Before fine-tuning, the base model has no idea how to solve math problems in our format.

In [None]:
def generate(model, tokenizer, prompt, max_new_tokens=80):
    """Simple generation function."""
    input_ids = tokenizer.encode(prompt, return_tensors='pt').to(device)
    with torch.no_grad():
        output = model.generate(
            input_ids,
            max_new_tokens=max_new_tokens,
            do_sample=True,
            temperature=0.7,
            pad_token_id=tokenizer.eos_token_id,
        )
    gen_ids = output[0][input_ids.shape[1]:]
    return tokenizer.decode(gen_ids, skip_special_tokens=True)

test_prompt = '### Instruction:\nA store has 45 apples. It sells 18. How many remain?\n\n### Response:\n'
print('=== PRE-SFT generation ===')
print(f'Prompt: {test_prompt}')
print(f'Output: {generate(model, tokenizer, test_prompt)}')

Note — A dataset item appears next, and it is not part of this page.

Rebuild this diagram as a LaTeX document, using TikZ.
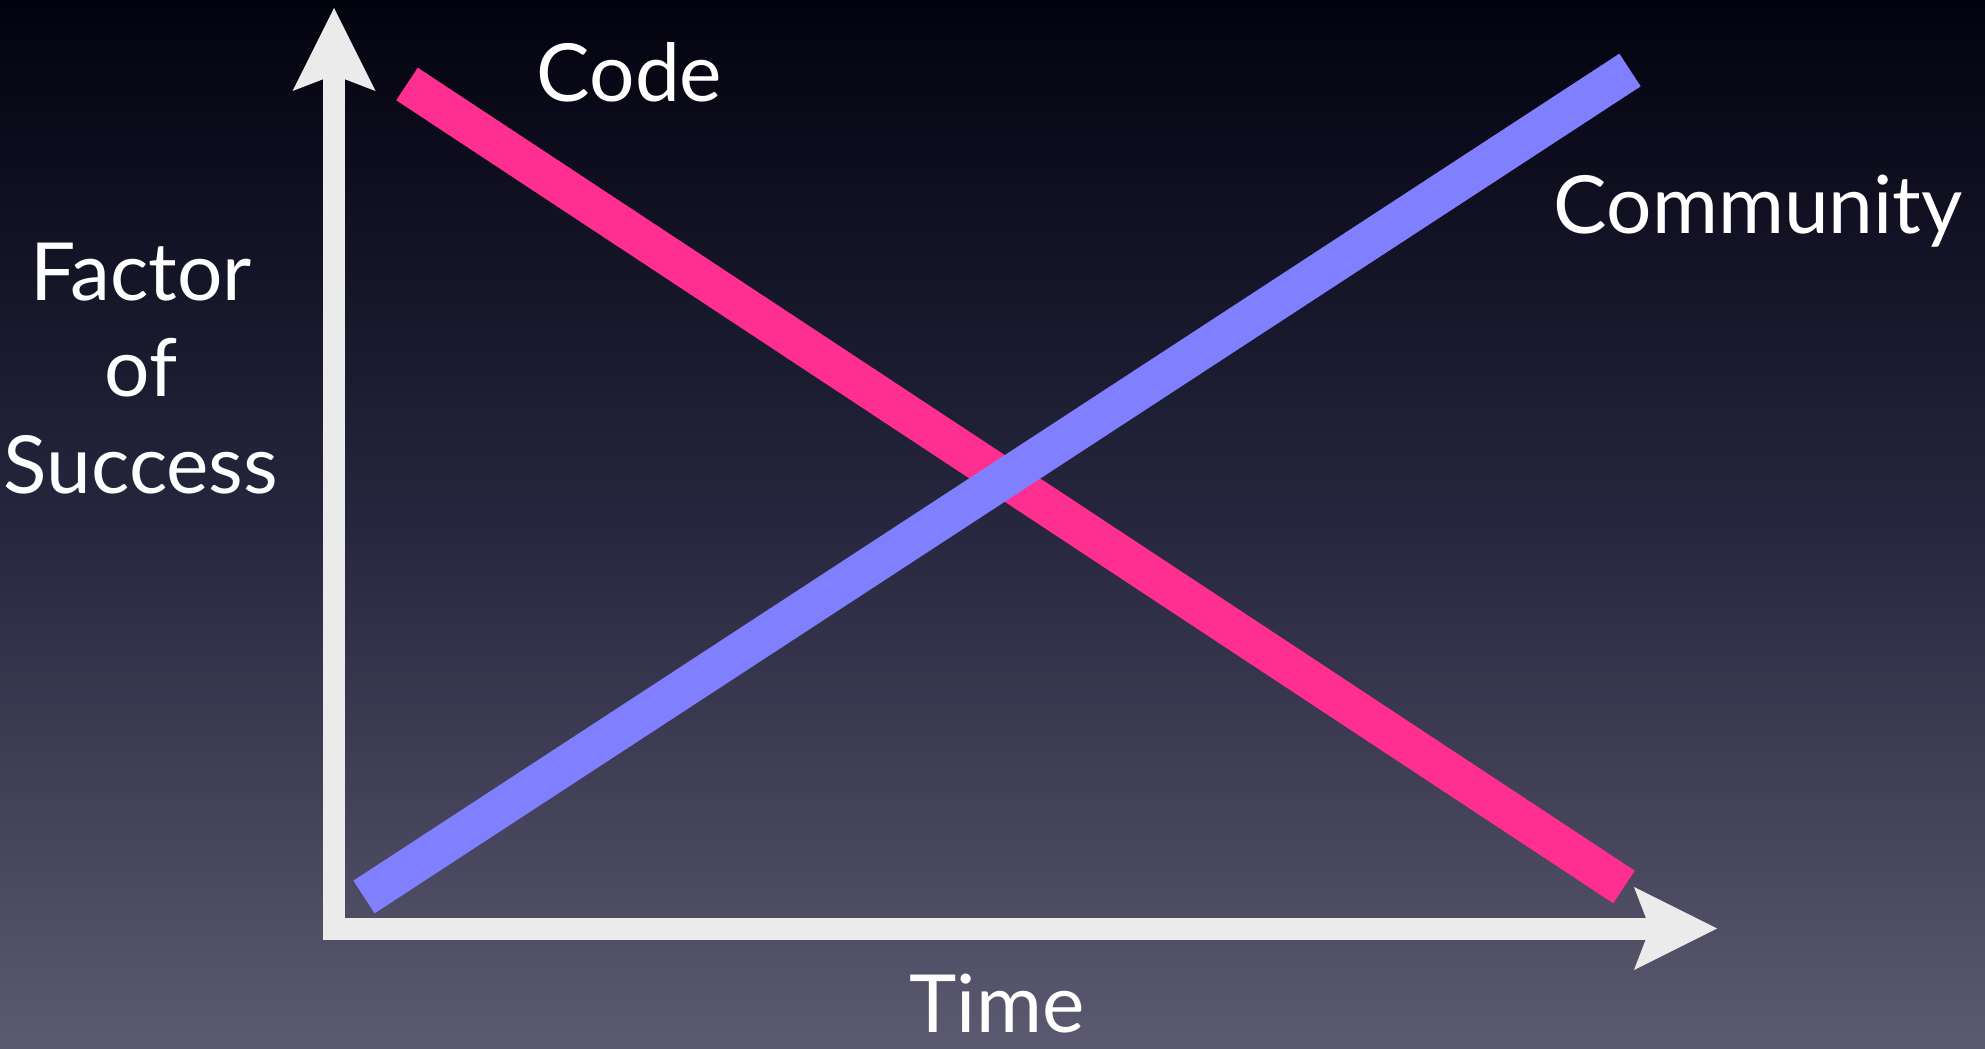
\documentclass[tikz,border=0pt]{standalone}
\usepackage{fontspec}
\setmainfont{Lato}
\usetikzlibrary{arrows.meta}

\definecolor{bgtop}{RGB}{2,2,15}
\definecolor{bgmid}{RGB}{38,38,62}
\definecolor{bgbot}{RGB}{92,90,112}
\definecolor{axisgray}{RGB}{235,235,235}
\definecolor{codepink}{RGB}{255,46,145}
\definecolor{commblue}{RGB}{128,128,255}

\tikzset{
  axisline/.style={draw=axisgray, line width=0.22cm, line join=miter,
    {Stealth[length=8.3mm, width=8.3mm, inset=1.6mm, line width=0pt]}-{Stealth[length=8.3mm, width=8.3mm, inset=1.6mm, line width=0pt]}},
  trend/.style={line width=0.39cm, line cap=butt},
  label/.style={text=white, inner sep=0pt, font=\fontsize{22.8}{27.3}\selectfont}
}

\begin{document}
\begin{tikzpicture}[x=0.01cm, y=-0.01cm]
  % background
  \shade[top color=bgtop, bottom color=bgbot, middle color=bgmid]
    (0,0) rectangle (1985,1049);
  \useasboundingbox (0,0) rectangle (1985,1049);

  % axes
  \coordinate (origin) at (334,928.5);
  \coordinate (ytip) at (334,8);
  \coordinate (xtip) at (1717,928.5);
  \draw[axisline] (ytip) -- (origin) -- (xtip);

  % trend lines
  \coordinate (codeA) at (407,84);
  \coordinate (codeB) at (1624,887);
  \coordinate (commA) at (364,897);
  \coordinate (commB) at (1630,70);
  \draw[trend, codepink] (codeA) -- (codeB);
  \draw[trend, commblue] (commA) -- (commB);

  % labels
  \node[label, anchor=base west] (code) at (536,102) {Code};
  \node[label, anchor=base west] (community) at (1553,234) {Community};
  \node[label, anchor=base, align=center] (factor) at (141,493) {Factor\\of\\Success};
  \node[label, anchor=base, text depth=0pt] (time) at (997,1032) {Time};
\end{tikzpicture}
\end{document}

## Step 4: Implement the SFT Training Loop

In [None]:
import sys
sys.path.insert(0, '..')
from src.training.sft_trainer import SFTConfig, SFTTrainer

config = SFTConfig(
    learning_rate=2e-4,
    num_epochs=3,
    batch_size=2,
    max_length=128,
    logging_steps=5,
)

trainer = SFTTrainer(model, tokenizer, config)
print('SFTTrainer ready!')
print(f'Config: {config}')

In [None]:
# Train!
losses = trainer.train(MATH_INSTRUCTIONS)
print(f'Training complete! Final loss: {losses[-1]:.4f}')

## Step 5: Visualize Training Loss

In [None]:
from src.evaluation.visualization import plot_training_curves

fig = plot_training_curves(losses, title='SFT Training Loss on Synthetic Math Dataset')
plt.show()
print(f'Starting loss: {losses[0]:.4f} → Final loss: {losses[-1]:.4f}')

## Step 6: Compare Before vs After SFT

In [None]:
print('=== POST-SFT generation ===')
print(f'Prompt: {test_prompt}')
print(f'Output: {generate(model, tokenizer, test_prompt)}')

print('\n=== Another test ===')
prompt2 = '### Instruction:\n6 boxes with 12 apples each. How many total?\n\n### Response:\n'
print(f'Output: {generate(model, tokenizer, prompt2)}')

## Summary

**What we learned:**
1. SFT fine-tunes a pre-trained LM on instruction-response pairs
2. Loss is computed only on response tokens (label masking with -100)
3. Training loss decreasing shows the model is learning the format
4. SFT is the **first stage** in RLHF and DPO pipelines

---

## Exercises

1. **Add more data:** Expand `MATH_INSTRUCTIONS` with 10 more problems. Does accuracy improve?
2. **Change the instruction template:** Use a different format (e.g., `Q:` / `A:`). What changes?
3. **Ablate masking:** What happens if you compute loss on instruction tokens too? (Remove masking)
4. **Learning rate sweep:** Try lr=1e-5, 1e-4, 1e-3. Which gives the best results?
5. **Extension:** Modify the trainer to support gradient checkpointing for longer sequences.